The group, which is made up of eight charities, including Cancer Research UK, Barnardo's and Guide Dogs for the Blind, wants to pressure the Government and the banking industry to make it easier for executors to access old legacy assets. Under current rules, if an executor fails to find details of all the assets of an estate, all the beneficiaries due to receive a percentage will miss out.

Paul Farthing, legacy fundraising director at Cancer Research UK and spokesman for the group, said: "We want the Government to make information about unclaimed assets public. These days, people move around the country and to different jobs, so their assets are much more portable than before. There are lots of pockets where missing assets could be."

The coalition admits that its £1bn figure is based on estimates, but believes it is a conservative one. "We've made sensible estimates based on the facts we do know," said Farthing.

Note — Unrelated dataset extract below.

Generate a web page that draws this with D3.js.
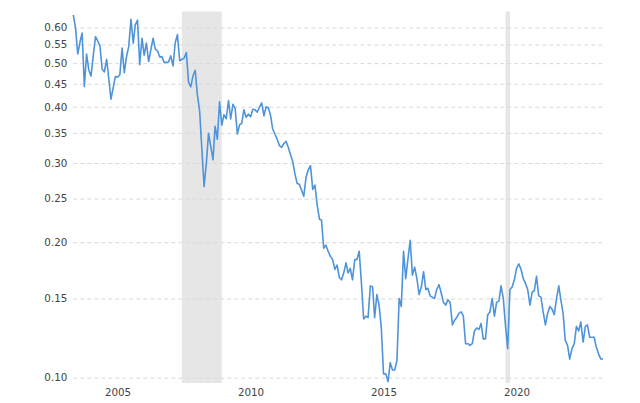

Calculations were based on figures provided by a range of organisations, including the Unclaimed Assets Register, an initiative run by an alliance of UK banks and building societies that helps people search for forgotten bank accounts.

The coalition has approached the Treasury and the British Bankers Association to discuss its demands. These include the adoption of a system similar to the online register of unclaimed assets in the US, www.unclaimed.org, which helps in the search for assets.

It also wants the Government to compel banks to surrender unclaimed assets and to reduce from 15 to five years the length of time banks can hold on to untouched accounts before defining them as dormant.

"In the US, this is seen as a consumer rights issue," said Farthing. "All that money is idle at the moment - but whose is it anyway? It could be out there, working for good causes."